DATASET SECTION:
[start]
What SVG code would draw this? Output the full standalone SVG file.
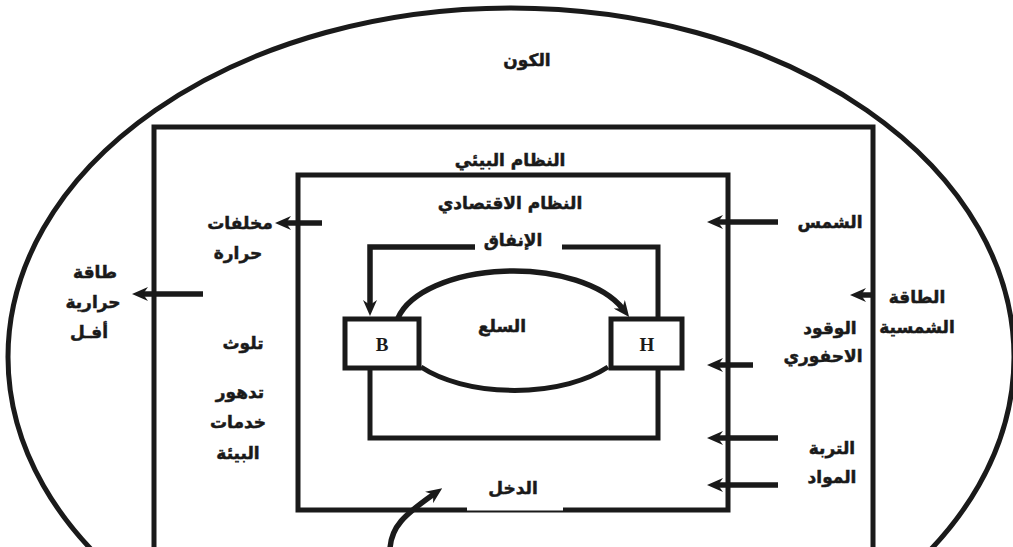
<svg xmlns="http://www.w3.org/2000/svg" width="1013" height="547" viewBox="0 0 1013 547">
<style>
  .ln { fill: none; stroke: #1a1a1a; stroke-width: 5; }
  .ar { fill: none; stroke: #1a1a1a; stroke-width: 5.5; marker-end: url(#ah); }
  .box { fill: #fff; stroke: #1a1a1a; stroke-width: 5; }
  .t { font-family: "DejaVu Sans", "Noto Sans", sans-serif; font-weight: bold; font-size: 17px; fill: #1a1a1a; stroke: #1a1a1a; stroke-width: 0.5; text-anchor: middle; }
  .l { font-family: "Liberation Serif", serif; font-weight: bold; font-size: 19px; fill: #1a1a1a; text-anchor: middle; }
</style>
<defs>
  <marker id="ah" viewBox="0 0 16 14" refX="6" refY="7" markerWidth="16" markerHeight="14" markerUnits="userSpaceOnUse" orient="auto">
    <path d="M0,0 L16,7 L0,14 L5,7 z" fill="#1a1a1a"/>
  </marker>
</defs>
<rect width="1013" height="547" fill="#fff"/>

<g id="universe">
  <ellipse class="ln" cx="511" cy="357" rx="503" ry="349"/>
  <text class="t" x="527" y="66">الكون</text>
</g>

<g id="ecosystem">
  <path class="ln" d="M154 547 V127 H873 V547"/>
  <text class="t" x="510" y="166">النظام البيئي</text>
</g>

<g id="economy">
  <path class="ln" d="M467 510 H298 V175 H728 V510 H563"/>
  <line x1="467" y1="511.5" x2="563" y2="511.5" stroke="#1a1a1a" stroke-width="2"/>
  <text class="t" x="510" y="209">النظام الاقتصادي</text>
</g>

<g id="B">
  <rect class="box" x="345" y="319" width="74" height="49"/>
  <text class="l" x="382" y="351">B</text>
</g>
<g id="H">
  <rect class="box" x="611" y="319" width="71" height="49"/>
  <text class="l" x="647" y="351">H</text>
</g>

<g id="connectors">
  <path class="ar" d="M475 247 H370 V306"/>
  <path class="ln" d="M562 247 H658 V318"/>
  <path class="ln" d="M370 369 V438 H658 V369"/>
  <path class="ar" d="M398 318 A118 60 0 0 1 623 309"/>
  <path class="ln" d="M421 367 A118 60 0 0 0 608 367"/>
  <line class="ar" x1="322" y1="223" x2="285" y2="223"/>
  <line class="ar" x1="203" y1="294" x2="142" y2="294"/>
  <line class="ar" x1="778" y1="222" x2="717" y2="222"/>
  <line class="ar" x1="872" y1="295" x2="860" y2="295"/>
  <line class="ar" x1="753" y1="365" x2="717" y2="365"/>
  <line class="ar" x1="778" y1="438" x2="717" y2="438"/>
  <line class="ar" x1="778" y1="485" x2="717" y2="485"/>
  <path class="ar" d="M390 549 C391 527 404 515 434 494"/>
</g>

<g id="labels">
  <text class="t" x="513" y="246">الإنفاق</text>
  <text class="t" x="502" y="332">السلع</text>
  <text class="t" x="513" y="494">الدخل</text>

  <text class="t" x="240" y="229">مخلفات</text>
  <text class="t" x="238" y="259">حرارة</text>

  <text class="t" x="95" y="278">طاقة</text>
  <text class="t" x="93" y="308">حرارية</text>
  <text class="t" x="89" y="338">أفـل</text>

  <text class="t" x="243" y="349">تلوث</text>
  <text class="t" x="240" y="398">تدهور</text>
  <text class="t" x="238" y="428">خدمات</text>
  <text class="t" x="238" y="459">البيئة</text>

  <text class="t" x="830" y="228">الشمس</text>
  <text class="t" x="917" y="303">الطاقة</text>
  <text class="t" x="917" y="333">الشمسية</text>
  <text class="t" x="830" y="334">الوقود</text>
  <text class="t" x="823" y="362">الاحفوري</text>
  <text class="t" x="832" y="454">التربة</text>
  <text class="t" x="832" y="483">المواد</text>
</g>
</svg>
[end]
DO THIS:
Please write out all of the material above without changing a word, and omit any pictures.

ANSWER TO THE PROBLEM:
What SVG code would draw this? Output the full standalone SVG file.
<svg xmlns="http://www.w3.org/2000/svg" width="1013" height="547" viewBox="0 0 1013 547">
<style>
  .ln { fill: none; stroke: #1a1a1a; stroke-width: 5; }
  .ar { fill: none; stroke: #1a1a1a; stroke-width: 5.5; marker-end: url(#ah); }
  .box { fill: #fff; stroke: #1a1a1a; stroke-width: 5; }
  .t { font-family: "DejaVu Sans", "Noto Sans", sans-serif; font-weight: bold; font-size: 17px; fill: #1a1a1a; stroke: #1a1a1a; stroke-width: 0.5; text-anchor: middle; }
  .l { font-family: "Liberation Serif", serif; font-weight: bold; font-size: 19px; fill: #1a1a1a; text-anchor: middle; }
</style>
<defs>
  <marker id="ah" viewBox="0 0 16 14" refX="6" refY="7" markerWidth="16" markerHeight="14" markerUnits="userSpaceOnUse" orient="auto">
    <path d="M0,0 L16,7 L0,14 L5,7 z" fill="#1a1a1a"/>
  </marker>
</defs>
<rect width="1013" height="547" fill="#fff"/>

<g id="universe">
  <ellipse class="ln" cx="511" cy="357" rx="503" ry="349"/>
  <text class="t" x="527" y="66">الكون</text>
</g>

<g id="ecosystem">
  <path class="ln" d="M154 547 V127 H873 V547"/>
  <text class="t" x="510" y="166">النظام البيئي</text>
</g>

<g id="economy">
  <path class="ln" d="M467 510 H298 V175 H728 V510 H563"/>
  <line x1="467" y1="511.5" x2="563" y2="511.5" stroke="#1a1a1a" stroke-width="2"/>
  <text class="t" x="510" y="209">النظام الاقتصادي</text>
</g>

<g id="B">
  <rect class="box" x="345" y="319" width="74" height="49"/>
  <text class="l" x="382" y="351">B</text>
</g>
<g id="H">
  <rect class="box" x="611" y="319" width="71" height="49"/>
  <text class="l" x="647" y="351">H</text>
</g>

<g id="connectors">
  <path class="ar" d="M475 247 H370 V306"/>
  <path class="ln" d="M562 247 H658 V318"/>
  <path class="ln" d="M370 369 V438 H658 V369"/>
  <path class="ar" d="M398 318 A118 60 0 0 1 623 309"/>
  <path class="ln" d="M421 367 A118 60 0 0 0 608 367"/>
  <line class="ar" x1="322" y1="223" x2="285" y2="223"/>
  <line class="ar" x1="203" y1="294" x2="142" y2="294"/>
  <line class="ar" x1="778" y1="222" x2="717" y2="222"/>
  <line class="ar" x1="872" y1="295" x2="860" y2="295"/>
  <line class="ar" x1="753" y1="365" x2="717" y2="365"/>
  <line class="ar" x1="778" y1="438" x2="717" y2="438"/>
  <line class="ar" x1="778" y1="485" x2="717" y2="485"/>
  <path class="ar" d="M390 549 C391 527 404 515 434 494"/>
</g>

<g id="labels">
  <text class="t" x="513" y="246">الإنفاق</text>
  <text class="t" x="502" y="332">السلع</text>
  <text class="t" x="513" y="494">الدخل</text>

  <text class="t" x="240" y="229">مخلفات</text>
  <text class="t" x="238" y="259">حرارة</text>

  <text class="t" x="95" y="278">طاقة</text>
  <text class="t" x="93" y="308">حرارية</text>
  <text class="t" x="89" y="338">أفـل</text>

  <text class="t" x="243" y="349">تلوث</text>
  <text class="t" x="240" y="398">تدهور</text>
  <text class="t" x="238" y="428">خدمات</text>
  <text class="t" x="238" y="459">البيئة</text>

  <text class="t" x="830" y="228">الشمس</text>
  <text class="t" x="917" y="303">الطاقة</text>
  <text class="t" x="917" y="333">الشمسية</text>
  <text class="t" x="830" y="334">الوقود</text>
  <text class="t" x="823" y="362">الاحفوري</text>
  <text class="t" x="832" y="454">التربة</text>
  <text class="t" x="832" y="483">المواد</text>
</g>
</svg>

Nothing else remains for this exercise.